Denn dies scheint ein weiterer Beitrag zur Zerstörung von Öffentlichkeit zu sein. Das ist auch deshalb problematisch, da wir nicht mehr nur eine Öffentlichkeit haben, in der Positionen und Widerspruch ausgetauscht werden. Man muss vielmehr von Öffentlichkeiten im Plural sprechen. Positionsbeschreibungen finden nicht mehr generell im kontroversen Austausch statt, sondern vorrangig in homogenen Gruppen in den jeweils – vielfach – abgedichteten Internet-„Filterblasen“ mit sich selbst bestätigenden Aufschaukelungsprozessen. Hinzu kommt die Frage: Wo bleibt das Selbstbewusstsein von Professorinnen und Professoren, wenn sich Vertreter des Autoritären Nationalradikalismus selbstbewusst in ein „feindliches“ Umfeld wie Universitäten hineinbegeben? Verweilen sie lieber in der eigenen linksliberalen „Filterblase“ – und aktivieren dort die eigene „überlegene“ Moral als Abwehrinstrument, um sich nicht mit beispielsweise den gruppenbezogenen menschenfeindlichen Positionen des Autoritären Nationalradikalismus auseinandersetzen zu müssen? Und: Welche Effekte haben diese Verhaltensweisen auf solche Studierende, die sich in Suchbewegungen befinden angesichts des Verschwimmens zahlreicher gesellschaftlicher Koordinaten, um selbst einen Standort im gesellschaftlichen Raum zu finden?

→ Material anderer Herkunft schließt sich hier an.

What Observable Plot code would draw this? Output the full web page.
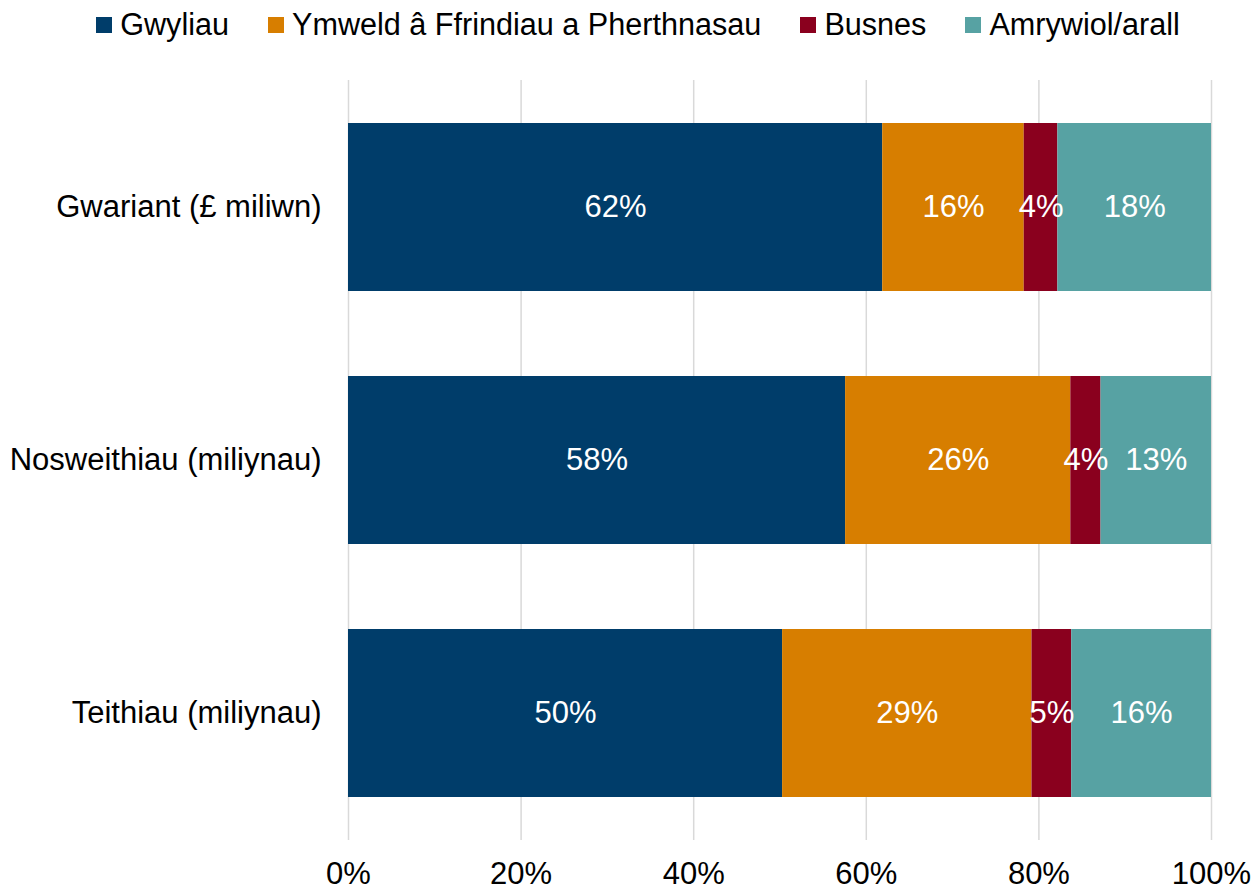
<!DOCTYPE html>
<html>
<head>
<meta charset="utf-8">
<script src="https://cdn.jsdelivr.net/npm/d3@7"></script>
<script src="https://cdn.jsdelivr.net/npm/@observablehq/plot@0.6"></script>
<style>
  body { margin: 0; background: #fff; font-family: "Liberation Sans", Arial, sans-serif; }
  #wrap { width: 1260px; }
  #legend { height: 50px; display: flex; justify-content: center; align-items: flex-start; padding-left: 16px; box-sizing: border-box; }
  .item { display: flex; align-items: center; margin-right: 39px; height: 50px; }
  .item:last-child { margin-right: 0; }
  .sw { width: 16px; height: 16px; margin-right: 8px; margin-top: 0px; }
  .lab { font-size: 30.6px; color: #000; line-height: 50px; margin-top: -3px; }
  svg { display: block; }
</style>
</head>
<body>
<div id="wrap">
  <div id="legend"></div>
  <div id="chart"></div>
</div>
<script>
const categories = ["Gwariant (£ miliwn)", "Nosweithiau (miliynau)", "Teithiau (miliynau)"];
const series = ["Gwyliau", "Ymweld â Ffrindiau a Pherthnasau", "Busnes", "Amrywiol/arall"];
const colors = ["#003d6a", "#d77e00", "#8a001e", "#57a2a3"];
// percentage shares per category, in series order
const gwariant = [61.9, 16.4, 3.9, 17.8];
const nosweithiau = [57.6, 26.1, 3.5, 12.8];
const teithiau = [50.3, 28.9, 4.6, 16.2];
const xTicks = [0, 20, 40, 60, 80, 100];

const rows = [gwariant, nosweithiau, teithiau];
const data = [];
categories.forEach((c, i) => {
  series.forEach((s, j) => data.push({category: c, series: s, value: rows[i][j]}));
});

// legend
const legend = document.getElementById("legend");
series.forEach((s, j) => {
  const it = document.createElement("div");
  it.className = "item";
  const sw = document.createElement("div");
  sw.className = "sw";
  sw.style.background = colors[j];
  const lb = document.createElement("span");
  lb.className = "lab";
  lb.textContent = s;
  it.appendChild(sw);
  it.appendChild(lb);
  legend.appendChild(it);
});

const chart = Plot.plot({
  width: 1260,
  height: 841,
  marginTop: 30,
  marginBottom: 51,
  marginLeft: 348,
  marginRight: 49,
  style: {fontFamily: "Liberation Sans, Arial, sans-serif", fontSize: "31px", color: "#000", background: "#fff"},
  x: {domain: [0, 100], label: null},
  y: {domain: categories, label: null, paddingInner: 0.337, paddingOuter: 0.1685},
  color: {domain: series, range: colors},
  marks: [
    Plot.gridX(xTicks, {stroke: "#d9d9d9", strokeOpacity: 1, strokeWidth: 1.5}),
    Plot.barX(data, Plot.stackX({x: "value", y: "category", fill: "series"})),
    Plot.text(data, Plot.stackX({x: "value", y: "category", z: "series", text: d => Math.round(d.value) + "%", fill: "white", fontSize: 31})),
    Plot.axisX({ticks: xTicks, tickSize: 0, tickPadding: 21, tickFormat: d => d + "%", fontSize: 31, label: null}),
    Plot.axisY({tickSize: 0, tickPadding: 27, fontSize: 31, label: null})
  ]
});
document.getElementById("chart").appendChild(chart);
</script>
</body>
</html>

Die Verweigerung der Auseinandersetzung ist kein überzeugendes Verhalten – oder muss man vielleicht gar befürchten, dass die eigene Argumentationsnot angesichts der neuen rechtsintellektuellen Akteure so anstrengend und groß ist, dass man in die Moral der selbstdefinierten Überlegenheit flüchtet? Haltungssuchende Studierende wird das nicht überzeugen und für den unumgänglichen gesellschaftlichen Deutungskampf wäre es ein intellektuelles und politisches Armutszeugnis. Es gibt keinen folgenlosen Schleichweg aus der Verantwortung. Im Gegenteil: Kommunikationsverweigerung trägt nur zur weiteren wirkungsvollen Opferrolle der Akteure des Autoritären Nationalradikalismus als Diskriminierte bei – und damit zu ihren weiteren Erfolgen. Als Gegengift: Ein verpflichtendes gesellschaftspolitisches Studium generale muss her. Es steht viel auf dem Spiel.